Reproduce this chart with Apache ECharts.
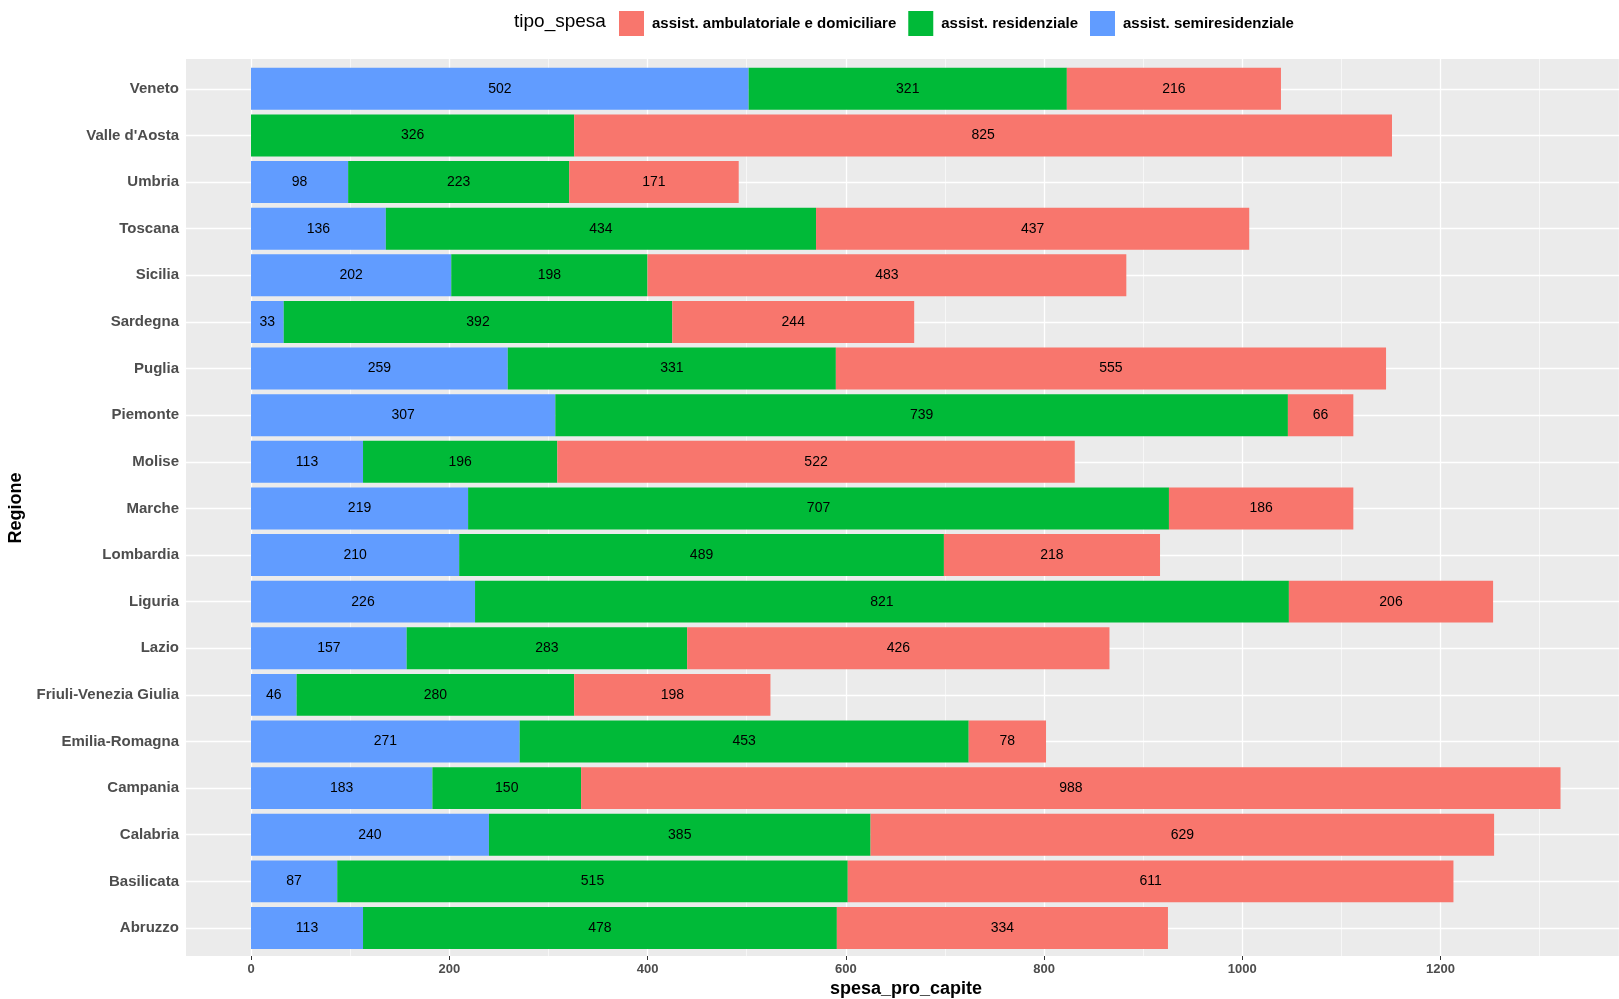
<!DOCTYPE html>
<html><head><meta charset="utf-8">
<script src="https://cdn.jsdelivr.net/npm/echarts@6/dist/echarts.min.js"></script>
<style>html,body{margin:0;padding:0;background:#fff}#c{width:1619px;height:999px}</style>
</head><body><div id="c"></div>
<script>
// ---- data ----
const regioni = ['Veneto', "Valle d'Aosta", 'Umbria', 'Toscana', 'Sicilia', 'Sardegna', 'Puglia', 'Piemonte', 'Molise', 'Marche', 'Lombardia', 'Liguria', 'Lazio', 'Friuli-Venezia Giulia', 'Emilia-Romagna', 'Campania', 'Calabria', 'Basilicata', 'Abruzzo'];
const semiresidenziale = [502, null, 98, 136, 202, 33, 259, 307, 113, 219, 210, 226, 157, 46, 271, 183, 240, 87, 113];
const residenziale = [321, 326, 223, 434, 198, 392, 331, 739, 196, 707, 489, 821, 283, 280, 453, 150, 385, 515, 478];
const ambulatoriale = [216, 825, 171, 437, 483, 244, 555, 66, 522, 186, 218, 206, 426, 198, 78, 988, 629, 611, 334];
const seriesNames = ['assist. ambulatoriale e domiciliare', 'assist. residenziale', 'assist. semiresidenziale'];
const legendTitle = 'tipo_spesa';
const xTitle = 'spesa_pro_capite';
const yTitle = 'Regione';

// ---- style ----
const FONT = "'Liberation Sans', Arial, sans-serif";
const RED = '#F8766D', GREEN = '#00BA38', BLUE = '#619CFF';
const X0 = 251;                  // pixel of value 0
const PANEL_L = 186, PANEL_T = 59, PANEL_B = 956;
const XMAX = 1380;               // value at right edge of the canvas
const PX = (1619 - X0) / XMAX;   // pixels per unit
const xMinBars = -(X0 - PANEL_L) / PX;

const chart = echarts.init(document.getElementById('c'), null, {renderer: 'canvas'});

const labelCfg = {show: true, position: 'inside', color: '#000', fontSize: 14, fontFamily: FONT};

function barSeries(name, data, color, extra) {
  return Object.assign({
    name: name, type: 'bar', stack: 'tot', xAxisIndex: 2, yAxisIndex: 1,
    data: data, barCategoryGap: '10%', z: 2,
    itemStyle: {color: color},
    label: labelCfg,
    emphasis: {disabled: true}
  }, extra || {});
}

chart.setOption({
  animation: false,
  backgroundColor: '#fff',
  textStyle: {fontFamily: FONT},
  graphic: [
    {type: 'rect', z: -10, silent: true,
     shape: {x: PANEL_L, y: PANEL_T, width: 1619 - PANEL_L, height: PANEL_B - PANEL_T},
     style: {fill: '#EBEBEB'}},
    {type: 'text', x: 514, y: 22, silent: true,
     style: {text: legendTitle, fontSize: 19, fontFamily: FONT, fill: '#000', verticalAlign: 'middle', textAlign: 'left'}},
    {type: 'text', x: 906, y: 989, silent: true,
     style: {text: xTitle, fontSize: 18, fontWeight: 'bold', fontFamily: FONT, fill: '#000', verticalAlign: 'middle', textAlign: 'center'}},
    {type: 'text', x: 16, y: 508, rotation: Math.PI / 2, silent: true,
     style: {text: yTitle, fontSize: 18, fontWeight: 'bold', fontFamily: FONT, fill: '#000', verticalAlign: 'middle', textAlign: 'center'}}
  ],
  legend: {
    data: seriesNames,
    left: 614, top: 6,
    itemWidth: 25, itemHeight: 25, itemGap: 12,
    icon: 'rect',
    selectedMode: false,
    textStyle: {fontSize: 15, fontWeight: 'bold', color: '#000', fontFamily: FONT, padding: [0, 0, 0, 3]}
  },
  grid: [
    {left: X0, right: 0, top: PANEL_T, bottom: 999 - PANEL_B, containLabel: false},
    {left: PANEL_L, right: 0, top: 65.5, bottom: 47.7, containLabel: false}
  ],
  xAxis: [
    // major ticks, labels and grid lines
    {type: 'value', gridIndex: 0, min: 0, max: XMAX, interval: 200,
     axisLine: {show: false},
     axisTick: {show: true, length: 4, lineStyle: {color: '#333', width: 1}},
     axisLabel: {fontSize: 13, fontWeight: 'bold', color: '#4D4D4D', margin: 7, fontFamily: FONT,
                 showMaxLabel: false, formatter: v => (v % 200 === 0 ? String(v) : '')},
     splitLine: {show: true, lineStyle: {color: '#FFFFFF', width: 1.3}, z: 1}},
    // minor grid lines
    {type: 'value', gridIndex: 0, min: 0, max: XMAX, interval: 100, position: 'top',
     axisLine: {show: false}, axisTick: {show: false}, axisLabel: {show: false},
     splitLine: {show: true, lineStyle: {color: '#FFFFFF', width: 0.6}}},
    // bars axis (hidden)
    {type: 'value', gridIndex: 1, min: xMinBars, max: XMAX, show: false,
     splitLine: {show: false}}
  ],
  yAxis: [
    {type: 'category', gridIndex: 0, data: regioni, inverse: true, show: false},
    {type: 'category', gridIndex: 1, data: regioni, inverse: true,
     axisLine: {show: false},
     axisTick: {show: true, length: 4, alignWithLabel: true, lineStyle: {color: '#333', width: 1}},
     axisLabel: {fontSize: 15, fontWeight: 'bold', color: '#4D4D4D', margin: 7, fontFamily: FONT},
     splitLine: {show: false}}
  ],
  series: [
    barSeries(seriesNames[2], semiresidenziale, BLUE, {
      markLine: {
        silent: true, z: 1, symbol: 'none', label: {show: false},
        lineStyle: {color: '#FFFFFF', width: 1.3, type: 'solid'},
        emphasis: {disabled: true},
        data: regioni.map(r => ({yAxis: r}))
      }
    }),
    barSeries(seriesNames[1], residenziale, GREEN),
    barSeries(seriesNames[0], ambulatoriale, RED)
  ]
});
</script>
</body></html>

• _Requirement_: Omit the pictures, then output the rest of the listing exactly.

• _Answer in full_:
Reproduce this chart with Apache ECharts.
<!DOCTYPE html>
<html><head><meta charset="utf-8">
<script src="https://cdn.jsdelivr.net/npm/echarts@6/dist/echarts.min.js"></script>
<style>html,body{margin:0;padding:0;background:#fff}#c{width:1619px;height:999px}</style>
</head><body><div id="c"></div>
<script>
// ---- data ----
const regioni = ['Veneto', "Valle d'Aosta", 'Umbria', 'Toscana', 'Sicilia', 'Sardegna', 'Puglia', 'Piemonte', 'Molise', 'Marche', 'Lombardia', 'Liguria', 'Lazio', 'Friuli-Venezia Giulia', 'Emilia-Romagna', 'Campania', 'Calabria', 'Basilicata', 'Abruzzo'];
const semiresidenziale = [502, null, 98, 136, 202, 33, 259, 307, 113, 219, 210, 226, 157, 46, 271, 183, 240, 87, 113];
const residenziale = [321, 326, 223, 434, 198, 392, 331, 739, 196, 707, 489, 821, 283, 280, 453, 150, 385, 515, 478];
const ambulatoriale = [216, 825, 171, 437, 483, 244, 555, 66, 522, 186, 218, 206, 426, 198, 78, 988, 629, 611, 334];
const seriesNames = ['assist. ambulatoriale e domiciliare', 'assist. residenziale', 'assist. semiresidenziale'];
const legendTitle = 'tipo_spesa';
const xTitle = 'spesa_pro_capite';
const yTitle = 'Regione';

// ---- style ----
const FONT = "'Liberation Sans', Arial, sans-serif";
const RED = '#F8766D', GREEN = '#00BA38', BLUE = '#619CFF';
const X0 = 251;                  // pixel of value 0
const PANEL_L = 186, PANEL_T = 59, PANEL_B = 956;
const XMAX = 1380;               // value at right edge of the canvas
const PX = (1619 - X0) / XMAX;   // pixels per unit
const xMinBars = -(X0 - PANEL_L) / PX;

const chart = echarts.init(document.getElementById('c'), null, {renderer: 'canvas'});

const labelCfg = {show: true, position: 'inside', color: '#000', fontSize: 14, fontFamily: FONT};

function barSeries(name, data, color, extra) {
  return Object.assign({
    name: name, type: 'bar', stack: 'tot', xAxisIndex: 2, yAxisIndex: 1,
    data: data, barCategoryGap: '10%', z: 2,
    itemStyle: {color: color},
    label: labelCfg,
    emphasis: {disabled: true}
  }, extra || {});
}

chart.setOption({
  animation: false,
  backgroundColor: '#fff',
  textStyle: {fontFamily: FONT},
  graphic: [
    {type: 'rect', z: -10, silent: true,
     shape: {x: PANEL_L, y: PANEL_T, width: 1619 - PANEL_L, height: PANEL_B - PANEL_T},
     style: {fill: '#EBEBEB'}},
    {type: 'text', x: 514, y: 22, silent: true,
     style: {text: legendTitle, fontSize: 19, fontFamily: FONT, fill: '#000', verticalAlign: 'middle', textAlign: 'left'}},
    {type: 'text', x: 906, y: 989, silent: true,
     style: {text: xTitle, fontSize: 18, fontWeight: 'bold', fontFamily: FONT, fill: '#000', verticalAlign: 'middle', textAlign: 'center'}},
    {type: 'text', x: 16, y: 508, rotation: Math.PI / 2, silent: true,
     style: {text: yTitle, fontSize: 18, fontWeight: 'bold', fontFamily: FONT, fill: '#000', verticalAlign: 'middle', textAlign: 'center'}}
  ],
  legend: {
    data: seriesNames,
    left: 614, top: 6,
    itemWidth: 25, itemHeight: 25, itemGap: 12,
    icon: 'rect',
    selectedMode: false,
    textStyle: {fontSize: 15, fontWeight: 'bold', color: '#000', fontFamily: FONT, padding: [0, 0, 0, 3]}
  },
  grid: [
    {left: X0, right: 0, top: PANEL_T, bottom: 999 - PANEL_B, containLabel: false},
    {left: PANEL_L, right: 0, top: 65.5, bottom: 47.7, containLabel: false}
  ],
  xAxis: [
    // major ticks, labels and grid lines
    {type: 'value', gridIndex: 0, min: 0, max: XMAX, interval: 200,
     axisLine: {show: false},
     axisTick: {show: true, length: 4, lineStyle: {color: '#333', width: 1}},
     axisLabel: {fontSize: 13, fontWeight: 'bold', color: '#4D4D4D', margin: 7, fontFamily: FONT,
                 showMaxLabel: false, formatter: v => (v % 200 === 0 ? String(v) : '')},
     splitLine: {show: true, lineStyle: {color: '#FFFFFF', width: 1.3}, z: 1}},
    // minor grid lines
    {type: 'value', gridIndex: 0, min: 0, max: XMAX, interval: 100, position: 'top',
     axisLine: {show: false}, axisTick: {show: false}, axisLabel: {show: false},
     splitLine: {show: true, lineStyle: {color: '#FFFFFF', width: 0.6}}},
    // bars axis (hidden)
    {type: 'value', gridIndex: 1, min: xMinBars, max: XMAX, show: false,
     splitLine: {show: false}}
  ],
  yAxis: [
    {type: 'category', gridIndex: 0, data: regioni, inverse: true, show: false},
    {type: 'category', gridIndex: 1, data: regioni, inverse: true,
     axisLine: {show: false},
     axisTick: {show: true, length: 4, alignWithLabel: true, lineStyle: {color: '#333', width: 1}},
     axisLabel: {fontSize: 15, fontWeight: 'bold', color: '#4D4D4D', margin: 7, fontFamily: FONT},
     splitLine: {show: false}}
  ],
  series: [
    barSeries(seriesNames[2], semiresidenziale, BLUE, {
      markLine: {
        silent: true, z: 1, symbol: 'none', label: {show: false},
        lineStyle: {color: '#FFFFFF', width: 1.3, type: 'solid'},
        emphasis: {disabled: true},
        data: regioni.map(r => ({yAxis: r}))
      }
    }),
    barSeries(seriesNames[1], residenziale, GREEN),
    barSeries(seriesNames[0], ambulatoriale, RED)
  ]
});
</script>
</body></html>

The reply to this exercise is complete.